Recommendation: X: 200 MB (in bytes), Y: 1 day, W: table of interest, Z: 99
Criticality/Notification frequency: Low

Tools for work with JMX

A number of tools exist for one-off analysis of specific metrics. Usually you only use these tools for debugging as they aren’t designed to replace monitoring solutions. These tools primarily provide access to individual metrics at the moment on a specific node. They do not generate a view of what happens over time or provide multiple metrics on multiple nodes.

JConsole

Jconsole is a GUI tool included in a Java distribution, such as, OpenJDK. It allows easy browsing of the metrics and inspection of their values. It also provides the possibility to graph them over the time.
Note: Many more tools exist that are listed here.
Figure 1: Java Monitoring & Management Console

Java Monitoring and Management Console

To access metrics, JMX either needs to be running on the server (usually requiring installation of the GUI libraries), or network access, which exposes JMX to the externally and may have a security impact.

jmxterm

This is a very popular JMX command-line tool. After downloading, it’s easy to run and connect to a local node, or to other nodes when JMX is exposed externally:
$>open localhost:7199
#Connection to localhost:7199 is opened
You can access to specific metrics with commands like this:
$>get -b org.apache.cassandra.metrics:type=Cache,scope=KeyCache,name=Size Value
#mbean = org.apache.cassandra.metrics:type=Cache,scope=KeyCache,name=Size:
Value = 0;

To get a full list of supported commands, run help inside the interactive console. Besides getting the values for attributes, you can also set values for attributes (if they are settable), or call the function, which you can use to temporarily modify the behavior of Cassandra (the same way as nodetool commands).

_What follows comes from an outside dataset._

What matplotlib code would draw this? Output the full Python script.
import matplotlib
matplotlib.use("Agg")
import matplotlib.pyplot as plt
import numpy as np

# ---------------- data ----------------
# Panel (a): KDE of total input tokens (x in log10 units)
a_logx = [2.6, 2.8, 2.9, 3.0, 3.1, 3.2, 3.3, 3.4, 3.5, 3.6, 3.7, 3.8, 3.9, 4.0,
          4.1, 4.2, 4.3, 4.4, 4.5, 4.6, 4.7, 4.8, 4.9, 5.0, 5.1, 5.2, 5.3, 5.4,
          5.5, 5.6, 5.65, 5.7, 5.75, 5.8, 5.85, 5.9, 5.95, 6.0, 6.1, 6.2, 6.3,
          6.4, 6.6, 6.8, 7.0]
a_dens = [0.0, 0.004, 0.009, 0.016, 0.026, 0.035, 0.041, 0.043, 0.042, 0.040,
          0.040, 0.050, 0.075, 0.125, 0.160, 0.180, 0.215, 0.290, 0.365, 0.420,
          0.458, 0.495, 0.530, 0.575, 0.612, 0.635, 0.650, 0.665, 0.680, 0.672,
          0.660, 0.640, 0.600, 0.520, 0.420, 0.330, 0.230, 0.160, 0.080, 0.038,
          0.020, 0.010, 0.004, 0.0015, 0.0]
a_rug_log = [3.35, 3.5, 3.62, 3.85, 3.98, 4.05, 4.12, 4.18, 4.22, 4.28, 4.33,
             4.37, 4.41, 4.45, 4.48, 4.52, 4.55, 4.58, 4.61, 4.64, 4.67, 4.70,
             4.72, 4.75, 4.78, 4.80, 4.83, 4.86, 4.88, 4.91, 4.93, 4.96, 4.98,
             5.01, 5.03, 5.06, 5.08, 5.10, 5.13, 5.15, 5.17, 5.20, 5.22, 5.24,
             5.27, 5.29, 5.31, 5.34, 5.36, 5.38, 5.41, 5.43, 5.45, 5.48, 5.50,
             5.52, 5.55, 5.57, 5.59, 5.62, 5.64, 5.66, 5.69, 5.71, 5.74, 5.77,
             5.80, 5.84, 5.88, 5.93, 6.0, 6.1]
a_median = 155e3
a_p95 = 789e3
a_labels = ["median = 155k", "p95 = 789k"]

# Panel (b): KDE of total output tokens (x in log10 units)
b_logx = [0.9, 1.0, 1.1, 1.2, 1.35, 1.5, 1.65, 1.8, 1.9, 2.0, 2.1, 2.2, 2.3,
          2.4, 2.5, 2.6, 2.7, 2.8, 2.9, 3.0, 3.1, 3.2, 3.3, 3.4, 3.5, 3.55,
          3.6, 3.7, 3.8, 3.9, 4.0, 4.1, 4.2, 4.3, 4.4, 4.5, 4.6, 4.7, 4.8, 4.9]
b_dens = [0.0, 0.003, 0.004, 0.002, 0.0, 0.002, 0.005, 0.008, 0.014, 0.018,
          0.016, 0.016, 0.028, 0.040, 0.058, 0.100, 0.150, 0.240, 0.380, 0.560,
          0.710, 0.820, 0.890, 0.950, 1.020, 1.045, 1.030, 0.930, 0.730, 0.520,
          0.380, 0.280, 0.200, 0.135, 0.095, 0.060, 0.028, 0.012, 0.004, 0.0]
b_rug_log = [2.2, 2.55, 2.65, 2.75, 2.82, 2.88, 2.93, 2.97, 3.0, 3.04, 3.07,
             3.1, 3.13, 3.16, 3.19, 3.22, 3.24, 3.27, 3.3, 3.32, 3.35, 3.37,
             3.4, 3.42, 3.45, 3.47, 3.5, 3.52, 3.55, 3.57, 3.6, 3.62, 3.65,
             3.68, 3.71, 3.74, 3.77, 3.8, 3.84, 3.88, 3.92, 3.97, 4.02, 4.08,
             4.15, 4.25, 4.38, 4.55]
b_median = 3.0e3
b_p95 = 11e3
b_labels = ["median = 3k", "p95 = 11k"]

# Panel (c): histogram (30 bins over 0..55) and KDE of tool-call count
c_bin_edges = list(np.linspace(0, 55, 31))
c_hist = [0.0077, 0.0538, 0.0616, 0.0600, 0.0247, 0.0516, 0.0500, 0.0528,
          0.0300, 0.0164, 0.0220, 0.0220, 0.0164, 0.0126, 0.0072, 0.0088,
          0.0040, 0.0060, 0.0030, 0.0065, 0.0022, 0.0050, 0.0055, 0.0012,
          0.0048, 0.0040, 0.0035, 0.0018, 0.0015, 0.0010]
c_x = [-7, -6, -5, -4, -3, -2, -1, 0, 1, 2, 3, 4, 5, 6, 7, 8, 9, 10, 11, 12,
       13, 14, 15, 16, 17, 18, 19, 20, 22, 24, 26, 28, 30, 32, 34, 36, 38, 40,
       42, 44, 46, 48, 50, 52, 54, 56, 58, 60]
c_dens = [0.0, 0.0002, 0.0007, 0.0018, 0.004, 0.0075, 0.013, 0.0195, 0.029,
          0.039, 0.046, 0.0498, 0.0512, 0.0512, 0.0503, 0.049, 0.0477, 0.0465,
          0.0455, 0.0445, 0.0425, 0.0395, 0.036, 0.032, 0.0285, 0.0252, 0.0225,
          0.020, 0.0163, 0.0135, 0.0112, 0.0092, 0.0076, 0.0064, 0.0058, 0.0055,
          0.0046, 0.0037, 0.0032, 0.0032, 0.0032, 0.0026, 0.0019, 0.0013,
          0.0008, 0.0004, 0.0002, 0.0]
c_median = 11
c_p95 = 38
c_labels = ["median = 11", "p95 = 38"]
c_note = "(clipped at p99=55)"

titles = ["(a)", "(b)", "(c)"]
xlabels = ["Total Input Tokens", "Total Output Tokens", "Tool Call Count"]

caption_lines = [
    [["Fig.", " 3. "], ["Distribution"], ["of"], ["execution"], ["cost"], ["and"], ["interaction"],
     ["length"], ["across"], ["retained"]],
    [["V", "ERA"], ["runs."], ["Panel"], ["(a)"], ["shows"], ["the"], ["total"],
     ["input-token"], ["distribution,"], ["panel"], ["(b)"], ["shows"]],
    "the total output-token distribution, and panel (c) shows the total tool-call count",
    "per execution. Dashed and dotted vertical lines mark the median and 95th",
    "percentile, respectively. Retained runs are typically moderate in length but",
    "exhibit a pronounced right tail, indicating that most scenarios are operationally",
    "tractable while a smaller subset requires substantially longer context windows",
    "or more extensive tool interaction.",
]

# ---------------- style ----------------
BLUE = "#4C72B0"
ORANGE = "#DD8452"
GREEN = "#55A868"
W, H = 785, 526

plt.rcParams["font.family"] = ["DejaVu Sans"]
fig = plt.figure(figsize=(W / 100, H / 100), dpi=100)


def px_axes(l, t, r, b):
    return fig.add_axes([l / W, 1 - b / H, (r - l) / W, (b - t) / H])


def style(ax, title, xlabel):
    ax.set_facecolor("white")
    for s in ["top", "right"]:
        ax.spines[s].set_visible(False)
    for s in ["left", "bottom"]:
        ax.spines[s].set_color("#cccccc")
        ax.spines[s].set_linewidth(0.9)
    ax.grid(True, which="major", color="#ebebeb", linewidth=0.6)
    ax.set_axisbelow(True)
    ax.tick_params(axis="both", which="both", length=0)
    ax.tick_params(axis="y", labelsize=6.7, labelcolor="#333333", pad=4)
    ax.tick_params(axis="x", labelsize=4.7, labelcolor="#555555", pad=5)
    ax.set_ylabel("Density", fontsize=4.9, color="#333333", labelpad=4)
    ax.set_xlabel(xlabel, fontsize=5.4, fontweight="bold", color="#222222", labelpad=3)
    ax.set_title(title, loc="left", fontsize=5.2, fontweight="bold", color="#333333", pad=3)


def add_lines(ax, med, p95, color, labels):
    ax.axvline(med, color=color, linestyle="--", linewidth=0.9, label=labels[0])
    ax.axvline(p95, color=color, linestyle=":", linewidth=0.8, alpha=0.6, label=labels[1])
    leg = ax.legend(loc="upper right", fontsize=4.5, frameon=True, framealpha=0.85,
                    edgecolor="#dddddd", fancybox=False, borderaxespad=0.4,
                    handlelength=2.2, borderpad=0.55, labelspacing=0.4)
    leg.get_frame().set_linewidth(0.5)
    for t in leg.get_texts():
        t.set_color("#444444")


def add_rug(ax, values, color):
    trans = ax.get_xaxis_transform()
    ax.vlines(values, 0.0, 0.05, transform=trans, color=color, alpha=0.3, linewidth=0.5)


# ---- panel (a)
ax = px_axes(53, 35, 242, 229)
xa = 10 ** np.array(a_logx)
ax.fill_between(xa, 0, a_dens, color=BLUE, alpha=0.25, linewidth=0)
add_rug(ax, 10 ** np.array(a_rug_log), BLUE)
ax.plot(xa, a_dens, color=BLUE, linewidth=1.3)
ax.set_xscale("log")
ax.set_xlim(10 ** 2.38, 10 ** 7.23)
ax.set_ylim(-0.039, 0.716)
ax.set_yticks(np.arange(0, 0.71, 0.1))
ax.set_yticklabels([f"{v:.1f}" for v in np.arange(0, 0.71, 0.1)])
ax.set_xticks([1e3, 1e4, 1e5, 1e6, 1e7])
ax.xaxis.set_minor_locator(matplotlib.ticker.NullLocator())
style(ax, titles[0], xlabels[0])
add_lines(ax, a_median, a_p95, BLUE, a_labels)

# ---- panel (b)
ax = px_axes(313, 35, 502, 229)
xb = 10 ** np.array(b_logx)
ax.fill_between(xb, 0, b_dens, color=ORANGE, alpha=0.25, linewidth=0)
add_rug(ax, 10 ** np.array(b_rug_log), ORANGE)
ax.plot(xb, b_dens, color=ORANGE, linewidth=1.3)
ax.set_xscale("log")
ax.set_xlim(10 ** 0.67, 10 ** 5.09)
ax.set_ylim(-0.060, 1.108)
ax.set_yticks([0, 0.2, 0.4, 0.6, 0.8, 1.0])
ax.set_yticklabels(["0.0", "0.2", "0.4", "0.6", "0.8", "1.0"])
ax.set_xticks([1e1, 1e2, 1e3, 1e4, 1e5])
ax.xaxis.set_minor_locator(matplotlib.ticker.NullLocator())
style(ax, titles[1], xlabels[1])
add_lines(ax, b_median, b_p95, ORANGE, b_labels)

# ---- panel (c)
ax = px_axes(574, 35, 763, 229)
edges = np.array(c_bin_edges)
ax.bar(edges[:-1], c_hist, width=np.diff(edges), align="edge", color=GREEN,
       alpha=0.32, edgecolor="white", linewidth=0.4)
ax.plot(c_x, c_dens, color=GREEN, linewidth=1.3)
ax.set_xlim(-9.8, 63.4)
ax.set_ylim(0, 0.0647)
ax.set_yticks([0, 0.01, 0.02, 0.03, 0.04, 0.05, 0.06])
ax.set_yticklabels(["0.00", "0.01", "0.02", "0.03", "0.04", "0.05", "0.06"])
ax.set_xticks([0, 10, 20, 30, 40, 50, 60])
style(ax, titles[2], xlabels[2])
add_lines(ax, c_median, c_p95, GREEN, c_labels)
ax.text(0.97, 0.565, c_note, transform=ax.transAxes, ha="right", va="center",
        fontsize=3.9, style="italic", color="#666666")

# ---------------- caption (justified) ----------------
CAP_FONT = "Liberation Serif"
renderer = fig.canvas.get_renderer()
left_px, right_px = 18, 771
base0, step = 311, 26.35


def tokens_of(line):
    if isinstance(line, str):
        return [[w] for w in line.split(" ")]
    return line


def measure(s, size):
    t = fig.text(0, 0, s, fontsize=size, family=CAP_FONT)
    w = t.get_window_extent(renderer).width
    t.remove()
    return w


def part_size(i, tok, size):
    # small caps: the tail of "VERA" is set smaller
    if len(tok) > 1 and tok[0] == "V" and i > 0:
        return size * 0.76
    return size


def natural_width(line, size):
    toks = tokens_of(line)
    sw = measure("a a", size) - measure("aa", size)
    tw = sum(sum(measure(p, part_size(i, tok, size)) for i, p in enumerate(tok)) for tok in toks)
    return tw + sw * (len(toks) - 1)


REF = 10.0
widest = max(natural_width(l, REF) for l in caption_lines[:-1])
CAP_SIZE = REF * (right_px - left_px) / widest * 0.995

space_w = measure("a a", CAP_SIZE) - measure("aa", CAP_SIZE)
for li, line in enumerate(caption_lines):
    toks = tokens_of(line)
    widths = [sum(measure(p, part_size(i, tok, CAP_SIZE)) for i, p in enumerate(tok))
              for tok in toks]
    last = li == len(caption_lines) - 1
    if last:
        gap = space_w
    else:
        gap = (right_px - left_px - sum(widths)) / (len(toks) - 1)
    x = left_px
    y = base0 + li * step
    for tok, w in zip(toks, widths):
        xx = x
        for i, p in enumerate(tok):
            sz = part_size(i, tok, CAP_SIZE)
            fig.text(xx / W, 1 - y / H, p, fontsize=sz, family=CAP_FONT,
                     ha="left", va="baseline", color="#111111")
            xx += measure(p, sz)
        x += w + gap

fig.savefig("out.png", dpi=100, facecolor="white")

nodetool sjk (DSE and Cassandra 4.0)

DSE provides nodetool sjk (6.8 | 6.7 | 6.0 | 5.1), which is a wrapper for the well-known library called Swiss Java Knife1 (SJK). This subcommand is really handy, as you don’t need to specify the DSE process PID or other parameters; you just provide necessary flags. For example, to get a hit rate of key cache, use following command, where -b flag specifies the name of the bean and -f specifies the field:
nodetool sjk mx -b "org.apache.cassandra.metrics:type=Cache,scope=KeyCache,name=Size" -mg -f Value

Similarly to jmxterm, you can use this command to set values (when settable) or call functions.

1 The scope of the SJK library is not limited to JMX. You can use it to get the thread dump, information about threads, and other functionality.